И ТОЛЬКО В ЛАГЕРЕ политзаключенных на Вымском озере я окончательно понял, с какой дьявольской расчетливостью был разработан чудовищный механизм физического уничтожения людей. Начинался он с того самого момента,, когда «черный ворон» ночью увозил человека в тюрьму. Там следователи хладнокровно выбивали из человека все человеческое, ломали его волю, методически вбивая в голову обреченность и бесполезность дальнейшего упорства, — «все равно замучаем, все равно признаешься, из «ежовых рукавиц» никому еще вырваться не удавалось». И ломали, и человек сам подписывал себе приговор — враг народа. И без имени, под зэковским номером, то есть безликим, шел этапом в сталинский лагерь на ударную народную стройку. И великое счастье было его, если сумел выжить, вернуться домой и дожить до реабилитации.

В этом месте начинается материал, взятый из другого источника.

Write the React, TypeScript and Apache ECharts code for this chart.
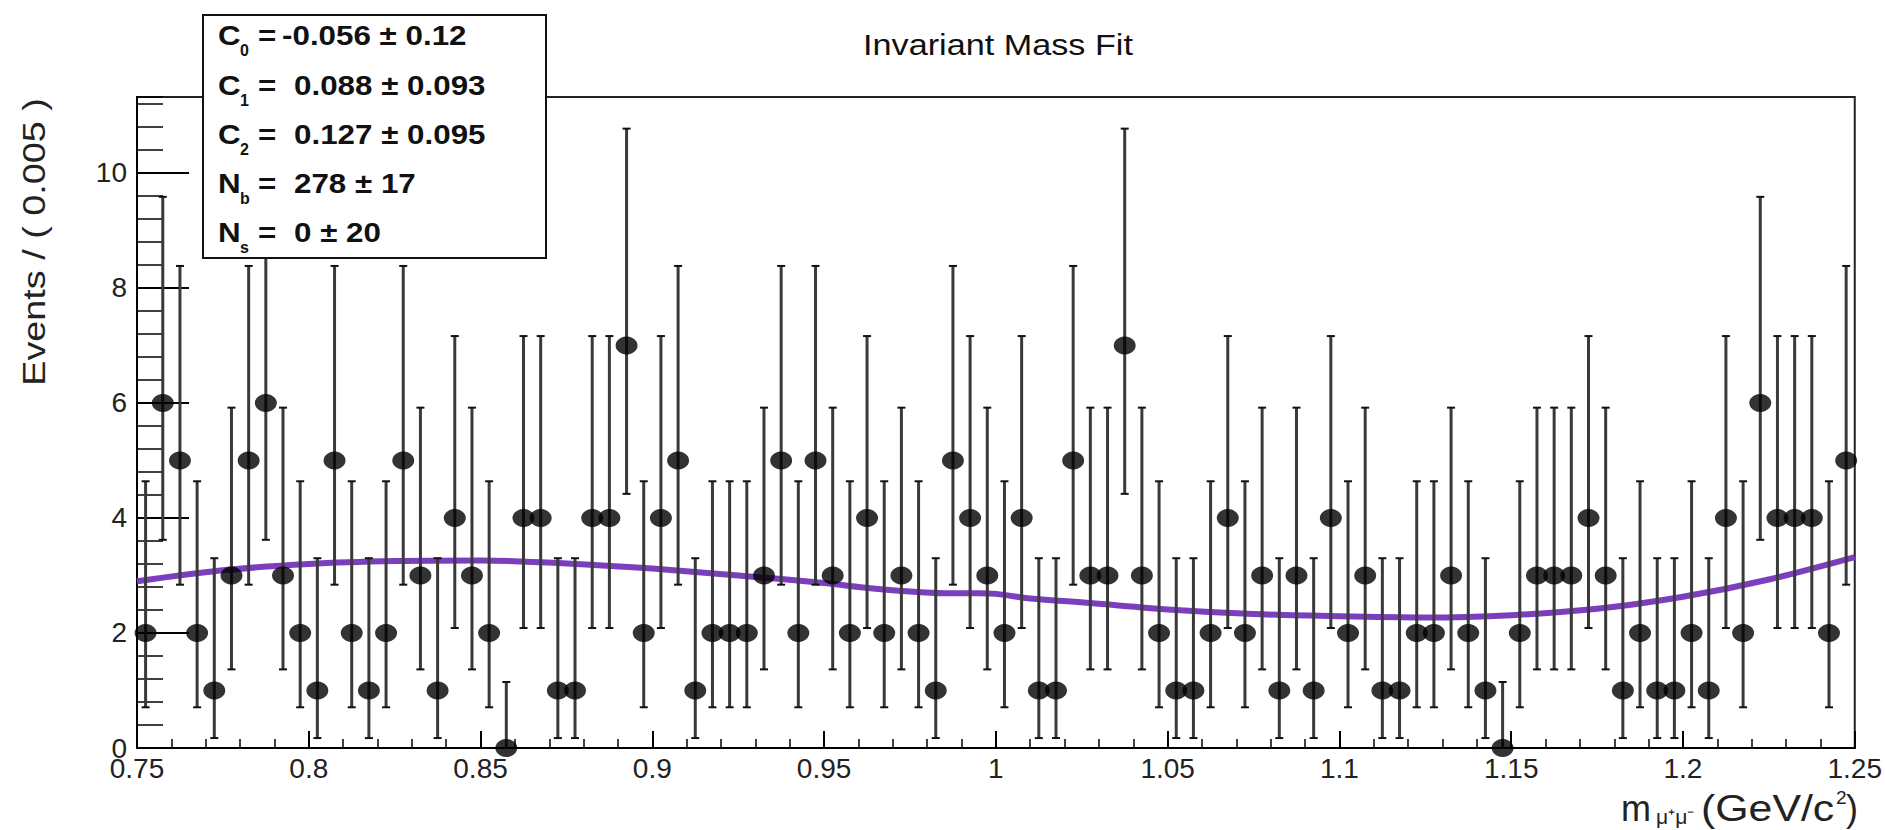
import React, { useEffect, useRef } from "react";
import * as echarts from "echarts";

// ---- data ----
const histLow = 0.75;
const binWidth = 0.005;
const counts = [
  2, 6, 5, 2, 1, 3, 5, 6, 3, 2,
  1, 5, 2, 1, 2, 5, 3, 1, 4, 3,
  2, 0, 4, 4, 1, 1, 4, 4, 7, 2,
  4, 5, 1, 2, 2, 2, 3, 5, 2, 5,
  3, 2, 4, 2, 3, 2, 1, 5, 4, 3,
  2, 4, 1, 1, 5, 3, 3, 7, 3, 2,
  1, 1, 2, 4, 2, 3, 1, 3, 1, 4,
  2, 3, 1, 1, 2, 2, 3, 2, 1, 0,
  2, 3, 3, 3, 4, 3, 1, 2, 1, 1,
  2, 1, 4, 2, 6, 4, 4, 4, 2, 5,
];
// Poisson error bars, indexed by count
const errDown = [0, 0.827, 1.292, 1.633, 1.914, 2.16, 2.38, 2.581];
const errUp = [1.148, 2.3, 2.638, 2.918, 3.163, 3.382, 3.584, 3.77];

// fitted curve
const curveX = [0.75, 0.775, 0.8, 0.825, 0.85, 0.875, 0.9, 0.925, 0.95, 0.96, 0.975, 0.985, 0.995, 1.0, 1.005, 1.01, 1.0275, 1.05, 1.075, 1.1, 1.125, 1.15, 1.175, 1.2, 1.225, 1.25];
const curveY = [2.9, 3.09, 3.2, 3.25, 3.26, 3.21, 3.12, 3.0, 2.87, 2.8, 2.72, 2.69, 2.69, 2.68, 2.64, 2.6, 2.52, 2.41, 2.33, 2.29, 2.27, 2.31, 2.42, 2.63, 2.93, 3.32];

// fit parameters box
const paramNames = ["C", "C", "C", "N", "N"];
const paramSubs = ["0", "1", "2", "b", "s"];
const paramValues = ["-0.056 ± 0.12", "0.088 ± 0.093", "0.127 ± 0.095", "278 ± 17", "0 ± 20"];

const chartTitle = "Invariant Mass Fit";
const yTitle = "Events / ( 0.005 )";

const FONT = '"Liberation Sans", Arial, Helvetica, sans-serif';

export default function App() {
  const ref = useRef<HTMLDivElement>(null);

  useEffect(() => {
    if (!ref.current) return;
    const chart = echarts.init(ref.current, undefined, { renderer: "svg" });

    const points = counts.map((n, i) => [histLow + binWidth * (i + 0.5), n]);
    const bars = counts.map((n, i) => [histLow + binWidth * (i + 0.5), n - errDown[n], n + errUp[n]]);
    const curve = curveX.map((x, i) => [x, curveY[i]]);

    const lineYs = [35, 85, 134, 183, 232];
    const valueXs = [282, 294, 294, 294, 294];
    const graphic: any[] = [
      {
        type: "rect",
        z: 100,
        shape: { x: 203, y: 15, width: 343, height: 243 },
        style: { fill: "#fff", stroke: "#111", lineWidth: 2 },
      },
    ];
    paramNames.forEach((nm, i) => {
      const y = lineYs[i];
      graphic.push({
        type: "text", z: 101, x: 218, y, scaleX: 1.12,
        style: { text: nm, font: `bold 28px ${FONT}`, fill: "#111", align: "left", verticalAlign: "middle", textAlign: "left", textVerticalAlign: "middle" },
      });
      graphic.push({
        type: "text", z: 101, x: 240, y: y + 15,
        style: { text: paramSubs[i], font: `bold 16px ${FONT}`, fill: "#111", align: "left", verticalAlign: "middle", textAlign: "left", textVerticalAlign: "middle" },
      });
      graphic.push({
        type: "text", z: 101, x: 258, y, scaleX: 1.12,
        style: { text: "=", font: `bold 28px ${FONT}`, fill: "#111", align: "left", verticalAlign: "middle", textAlign: "left", textVerticalAlign: "middle" },
      });
      graphic.push({
        type: "text", z: 101, x: valueXs[i], y, scaleX: 1.12,
        style: { text: paramValues[i], font: `bold 28px ${FONT}`, fill: "#111", align: "left", verticalAlign: "middle", textAlign: "left", textVerticalAlign: "middle" },
      });
    });
    // title
    graphic.push({
      type: "text", z: 101, x: 998, y: 45, scaleX: 1.14,
      style: { text: chartTitle, font: `30px ${FONT}`, fill: "#111", align: "center", verticalAlign: "middle", textAlign: "center", textVerticalAlign: "middle" },
    });
    // y axis title
    graphic.push({
      type: "text", z: 101, x: 34, y: 242, rotation: Math.PI / 2, scaleX: 1.18,
      style: { text: yTitle, font: `32px ${FONT}`, fill: "#222", align: "center", verticalAlign: "middle", textAlign: "center", textVerticalAlign: "middle" },
    });
    // x axis title pieces
    const xt = [
      { t: "m", x: 1621, y: 808, f: 36, s: 1 },
      { t: "μ⁺μ⁻", x: 1656, y: 817, f: 20, s: 1.05 },
      { t: "(GeV/c", x: 1701, y: 808, f: 36, s: 1.19 },
      { t: "2", x: 1836, y: 797, f: 19, s: 1 },
      { t: ")", x: 1846, y: 808, f: 36, s: 1 },
    ];
    xt.forEach((p) => {
      graphic.push({
        type: "text", z: 101, x: p.x, y: p.y, scaleX: p.s,
        style: { text: p.t, font: `${p.f}px ${FONT}`, fill: "#222", align: "left", verticalAlign: "middle", textAlign: "left", textVerticalAlign: "middle" },
      });
    });

    const option: any = {
      animation: false,
      backgroundColor: "#fff",
      grid: {
        left: 137, right: 29, top: 97, bottom: 82,
        show: true, borderColor: "#222", borderWidth: 2, backgroundColor: "transparent",
      },
      xAxis: {
        type: "value",
        min: 0.75,
        max: 1.25,
        interval: 0.05,
        axisLine: { show: true, onZero: false, lineStyle: { color: "#000", width: 2 } },
        axisTick: { show: true, inside: true, length: 17, lineStyle: { color: "#000", width: 2 } },
        minorTick: { show: true, splitNumber: 5, length: 9, lineStyle: { color: "#000", width: 1.5 } },
        splitLine: { show: false },
        minorSplitLine: { show: false },
        axisLabel: {
          fontSize: 28, fontFamily: FONT, color: "#222", margin: 6,
          formatter: (v: number) => String(+v.toFixed(3)),
        },
      },
      yAxis: [
        {
          type: "value",
          min: 0,
          max: 11.32,
          interval: 2,
          position: "left",
          axisLine: { show: true, onZero: false, lineStyle: { color: "#000", width: 2 } },
          axisTick: { show: true, inside: true, length: 52, lineStyle: { color: "#000", width: 2 } },
          splitLine: { show: false },
          axisLabel: {
            fontSize: 28, fontFamily: FONT, color: "#222", margin: 10, showMaxLabel: false,
            formatter: (v: number) => (v > 10.5 ? "" : String(+v.toFixed(2))),
          },
        },
        {
          type: "value",
          min: 0,
          max: 11.32,
          interval: 0.4,
          position: "left",
          offset: 0,
          axisLine: { show: false },
          axisTick: { show: true, inside: true, length: 26, lineStyle: { color: "#000", width: 1.5 } },
          axisLabel: { show: false },
          splitLine: { show: false },
        },
      ],
      series: [
        {
          type: "line",
          data: curve,
          showSymbol: false,
          smooth: 0.3,
          lineStyle: { color: "#7b3fbe", width: 6 },
          z: 1,
          silent: true,
        },
        {
          type: "custom",
          data: bars,
          encode: { x: 0, y: [1, 2] },
          z: 2,
          silent: true,
          renderItem: (params: any, api: any) => {
            const x = api.value(0);
            const top = api.coord([x, api.value(2)]);
            const bot = api.coord([x, api.value(1)]);
            return {
              type: "group",
              children: [
                { type: "line", shape: { x1: top[0], y1: top[1], x2: bot[0], y2: bot[1] }, style: { stroke: "#3a3a3a", lineWidth: 3 } },
                { type: "line", shape: { x1: top[0] - 4, y1: top[1], x2: top[0] + 4, y2: top[1] }, style: { stroke: "#111", lineWidth: 2 } },
                { type: "line", shape: { x1: bot[0] - 4, y1: bot[1], x2: bot[0] + 4, y2: bot[1] }, style: { stroke: "#111", lineWidth: 2 } },
              ],
            };
          },
        },
        {
          type: "scatter",
          data: points,
          symbol: "circle",
          symbolSize: [22, 18],
          itemStyle: { color: "#000" },
          clip: false,
          z: 3,
          silent: true,
        },
      ],
      graphic,
    };

    chart.setOption(option);
    return () => chart.dispose();
  }, []);

  return <div ref={ref} style={{ position: "fixed", left: 0, top: 0, width: 1885, height: 830 }} />;
}
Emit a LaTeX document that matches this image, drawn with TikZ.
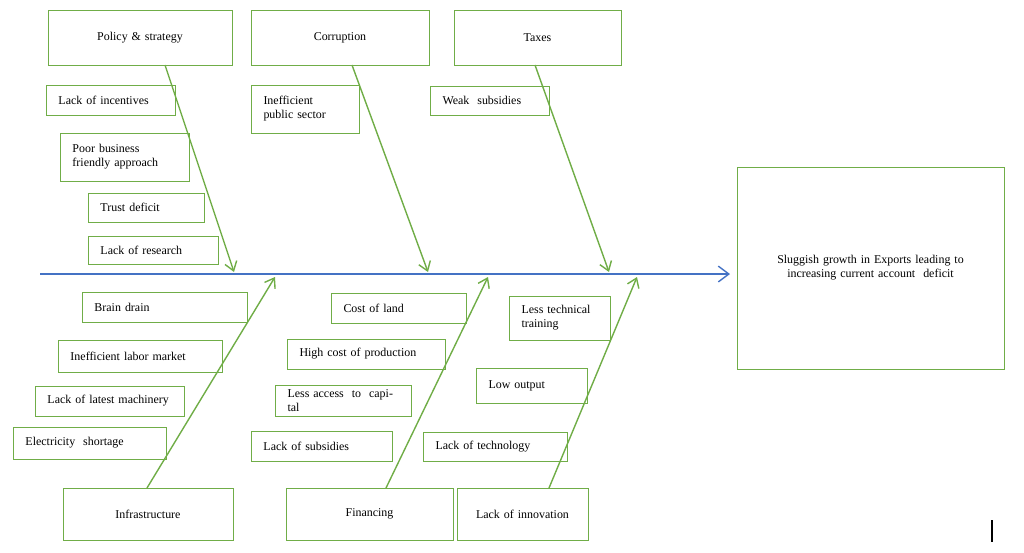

Моего отца реабилитировали в 1956 году. Вызвали в Красноярск в НКВД, и там сотрудник этого грозного учреждения сказал отцу: забудьте, что вы были в заключении, ничего не было. Примерно такие же слова ему сказали в Норильске при освобождении в 1949 году: забудьте, что вы были здесь, никому не говорите, что видели, как работали, как жили, иначе... И дали подписать бумагу об ответственности за разглашение государственной тайны. Поэтому отец и молчал все эти долгие годы. Недавно он сознался, что ему часто снится один и тот же кошмарный сон: будто где-то спохватились, что он освобожден досрочно на год вместо 8 лет отсидел 7, и за ним снова приехал «черный ворон»... Слава Богу, что это только сон, хоть и жуткий. А месяц назад ему вручили удостоверение, где сказано, что реабилитированый Леонтьев Георгий Денисович приравнен к участникам Великой Отечественной войны и имеет право на всё льготы, как участник ВОВ. В 82 года он радуется этому, как ребенок. И теперь, после того как я побывал в лагере политзаключенных на Вымском озере, я понимаю эту радость.
...Перед отлетом я попросил командира сделать прощальный круг над лагерем. Мы поднялись над сторожевой вышкой, вертолет прошел квадрат над зоной и взял курс на Игарку. Внизу, словно мираж, потянулся безжизненный город из бараков, развалин и бездомных печей — лагерь смерти. Когда-нибудь люди об этих лагерях узнают больше, чем мы, ныне живущие, узнают потому, что прошлое не может убрать всех своих следов, и по ним люди восстановят истину.
В. ЛЕОНТЬЕВ, специальный корреспондент «Красноярских профсоюзов».